Мы так и знали

Но вот мы и дома. Вздыхаем с облегчением (проскочили вроде), разливаем, чокаемся, но до ртов не успеваем донести. Открывается без стука дверь (так принято), и вот оно – явление Христа народу! Бабы Даши басок: «Ой, да вы здесь бухаете, а я и не знала»! Вот, возьмите тарелочку пирожков с лососем, а я пошла: давление у меня зашкаливает, полежу, однако, маленько, может, оклемаюсь». А мы в ответ: «Баб Даш, а, может, примешь грамм сто от давления?» Бабка расцветает: «Бляди, спаиваете старуху, ан ладно! Пляскай!»

Бабка краем глаза косит сколько «булек» уже в стакане, где водки уже почти полный стакан, по самый «маруськин поясок», только тогда баба Даша орёт: «Хва-хва!», надавливая при этом пальцем на горлышко бутылки. Когда водка уже льется через край, она опять орёт дурным голосом: «Ты что, б..дь, краев не видишь!? Гля, сколь пролил, гад!»
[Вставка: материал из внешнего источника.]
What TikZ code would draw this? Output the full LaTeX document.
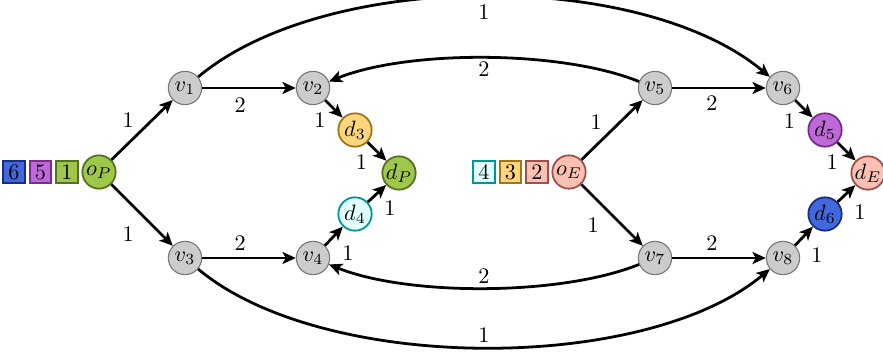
\documentclass[tikz,border=0pt]{standalone}
\usetikzlibrary{arrows.meta}
\definecolor{vfill}{RGB}{204,204,204}
\definecolor{vdraw}{RGB}{120,120,120}
\definecolor{gfill}{RGB}{157,200,75}
\definecolor{gdraw}{RGB}{85,115,30}
\definecolor{pfill}{RGB}{190,105,215}
\definecolor{pdraw}{RGB}{120,45,140}
\definecolor{bfill}{RGB}{65,105,220}
\definecolor{bdraw}{RGB}{25,45,130}
\definecolor{cfill}{RGB}{225,255,255}
\definecolor{cdraw}{RGB}{0,150,150}
\definecolor{ofill}{RGB}{255,213,125}
\definecolor{odraw}{RGB}{160,118,20}
\definecolor{sfill}{RGB}{255,192,180}
\definecolor{sdraw}{RGB}{160,80,72}
\tikzset{
  vnode/.style={circle, draw=vdraw, fill=vfill, line width=0.5pt, minimum size=15pt, inner sep=0pt},
  cnode/.style={circle, line width=0.8pt, minimum size=15pt, inner sep=0pt},
  bx/.style={rectangle, line width=0.8pt, minimum size=9.6pt, inner sep=0pt},
  gstyle/.style={fill=gfill, draw=gdraw},
  pstyle/.style={fill=pfill, draw=pdraw},
  bstyle/.style={fill=bfill, draw=bdraw},
  cstyle/.style={fill=cfill, draw=cdraw},
  ostyle/.style={fill=ofill, draw=odraw},
  sstyle/.style={fill=sfill, draw=sdraw},
  edge/.style={line width=1.25pt, -{Stealth[length=6pt,width=5.4pt,inset=1.5pt]}},
  lab/.style={inner sep=0pt, midway}
}
\begin{document}
\begin{tikzpicture}[x=0.45pt, y=-0.45pt]
\useasboundingbox (0,0) rectangle (883,354);
% left group
\node[bx, bstyle] (b6) at (14,172) {$6$};
\node[bx, pstyle] (b5) at (40.5,172) {$5$};
\node[bx, gstyle] (b1) at (67,172) {$1$};
\node[cnode, gstyle] (oP) at (99,172) {$o_P$};
\node[vnode] (v1) at (185,88) {$v_1$};
\node[vnode] (v2) at (313,88) {$v_2$};
\node[vnode] (v3) at (185,258) {$v_3$};
\node[vnode] (v4) at (313,258) {$v_4$};
\node[cnode, ostyle] (d3) at (355,130) {$d_3$};
\node[cnode, cstyle] (d4) at (355,214) {$d_4$};
\node[cnode, gstyle] (dP) at (399,173) {$d_P$};
% right group
\node[bx, cstyle] (b4) at (484,172) {$4$};
\node[bx, ostyle] (b3) at (510.5,172) {$3$};
\node[bx, sstyle] (b2) at (537,172) {$2$};
\node[cnode, sstyle] (oE) at (569,172) {$o_E$};
\node[vnode] (v5) at (655,88) {$v_5$};
\node[vnode] (v6) at (783,88) {$v_6$};
\node[vnode] (v7) at (655,258) {$v_7$};
\node[vnode] (v8) at (783,258) {$v_8$};
\node[cnode, pstyle] (d5) at (825,130) {$d_5$};
\node[cnode, bstyle] (d6) at (825,214) {$d_6$};
\node[cnode, sstyle] (dE) at (868,173) {$d_E$};
% edges left (shifts: 1px = 0.45pt, yshift up positive)
\draw[edge] (oP) -- node[lab, xshift=-6.3pt, yshift=4.5pt] {$1$} (v1);
\draw[edge] (oP) -- node[lab, xshift=-6.3pt, yshift=-8.8pt] {$1$} (v3);
\draw[edge] (v1) -- node[lab, xshift=-4pt, yshift=-7.8pt] {$2$} (v2);
\draw[edge] (v3) -- node[lab, xshift=-4pt, yshift=6.8pt] {$2$} (v4);
\draw[edge] (v2) -- node[lab, xshift=-6.3pt, yshift=-5pt] {$1$} (d3);
\draw[edge] (d3) -- node[lab, xshift=-7pt, yshift=-5pt] {$1$} (dP);
\draw[edge] (v4) -- node[lab, xshift=6.3pt, yshift=-7.6pt] {$1$} (d4);
\draw[edge] (d4) -- node[lab, xshift=5.8pt, yshift=-6.5pt] {$1$} (dP);
% edges right
\draw[edge] (oE) -- node[lab, xshift=-7.2pt, yshift=3.2pt] {$1$} (v5);
\draw[edge] (oE) -- node[lab, xshift=-8.5pt, yshift=-4.5pt] {$1$} (v7);
\draw[edge] (v5) -- node[lab, xshift=-3.2pt, yshift=-6.8pt] {$2$} (v6);
\draw[edge] (v7) -- node[lab, xshift=-3.2pt, yshift=6.8pt] {$2$} (v8);
\draw[edge] (v6) -- node[lab, xshift=-6.5pt, yshift=-5.8pt] {$1$} (d5);
\draw[edge] (d5) -- node[lab, xshift=-6.5pt, yshift=-4.8pt] {$1$} (dE);
\draw[edge] (v8) -- node[lab, xshift=5.9pt, yshift=-8.5pt] {$1$} (d6);
\draw[edge] (d6) -- node[lab, xshift=6pt, yshift=-8.3pt] {$1$} (dE);
% long arcs
\draw[edge] (v1) to[out=40, in=140, looseness=0.75] node[lab, yshift=-7.2pt] {$1$} (v6);
\draw[edge] (v5) to[bend right=22, looseness=0.7] node[lab, yshift=-5.4pt] {$2$} (v2);
\draw[edge] (v7) to[bend left=22, looseness=0.7] node[lab, yshift=5.4pt] {$2$} (v4);
\draw[edge] (v3) to[out=-40, in=-140, looseness=0.73] node[lab, yshift=5.4pt] {$1$} (v8);
\end{tikzpicture}
\end{document}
Она хватает своей лапищей двухсотграммовый стакан, который в её ладони похож на маленького стограммчика: «Ну, будем толстенькими! (от автора: куда, уж!) Дети, дети, куда вас на хер, дети! (от автора: это её любимая поговорка) Не пьем, а лечимся, не пьянки ради, здоровья для!»

Всё это она выпалила скороговоркой, потому что горло у неё уже сводит судорогой от желания, скорее его промочить. Водка исчезает в её пасти мгновенно, в один глоток (двести пятьдесят грамм!), потом бабка застывает и стоит столбиком, блаженно закрыв глаза и прислушиваясь к своей утробе. Потом гладит себя по необъятной требухе, лыбится во весь с редкими зубами рот и молвит: «Как Христос-батюшка босиком прошелся по кишкам, благодать на меня снизошла Божья, я в раю!»

После этой, как молитва, речи, бабка шествует на крыльцо барака, становится в позу Наполеона: одна нога впереди, одна рука за спиной, другой машет, загребает, как веслом, она готова в бой с «Айболитом», которая «сука такая не дает таблеток» ей от давления! Пока баба Даша орёт в сторону дома лекарши просто так, для разминки, не по злобе. Но вот на её окошке дрогнула занавеска, потом появились «перископы», то есть очки целительницы. Оценив обстановку на поле боя, то есть позу бабы Даши и её боевой клич, а также количеств зрителей, и просто случайных зевак, она тоже появляется на крыльце, занимая исходную позицию, приняв «фронтовые» грамм двадцать-тридцать для бодрости и отваги, а дури у неё и своей хватит.

Сейчас уже перед вами не фельдшер острова Недоразумения, а, по крайней мере, Кутузов. Если против тебя сам Наполеон, то почему бы не быть и Кутузову!? «Битва» идет по давно написанному сценарию. После взаимных упреков и обвинений в адрес друг друга происходит перемирие и «братание» двух фронтов, им становится стыдно (вот дуры старые потешили народ), ладно, хоть за волосья не потаскались. Они удаляются в чей-нибудь стан в обнимку и с песнями. «Медицина», головой под мышкой у бабы Даши, ручонка обнимает за «талию» только наполовину, больше не хватает руки. Сейчас они подпишут пакт о ненападении и скрепят подписи бутылочкой вина. Потом они несколько дней не будут выходить в свет, переживая, что скажут люди.

Но жить надо, и всё опять становится на круги своя. Баба Даша опять идет к любимой, заклятой подруге мерить давление и просить таблеток, и та не помня зла, меряет подруге давление и даёт лекарство. Пройдет немного времени, и мы опять услышим басок бабки: «Дети, дети, куда вас на хер, дети?!»

Неожиданно умер дядя Саша. Всю ночь старый вояка куролесил у нас в общаге. Шла путина, и поэтому на острове был переизбыток работящих на «передок», вербованных женщин. И не зря говорят в народе: «Седина в бороду, бес в ребро». И старый перец всю ночь блажил среди этих «давалок», готовых за стакан водки и пачку сигарет «осчастливить» любого, кто пожелает. Вваливался дядя Саша несколько раз и к нам с Серым: «Айда со мной, партизаны, мы сейчас их всех перетрахаем. А-а, не хотите или не можете!? Я с вами в разведку не пойду! Что я, один их должен трахать?»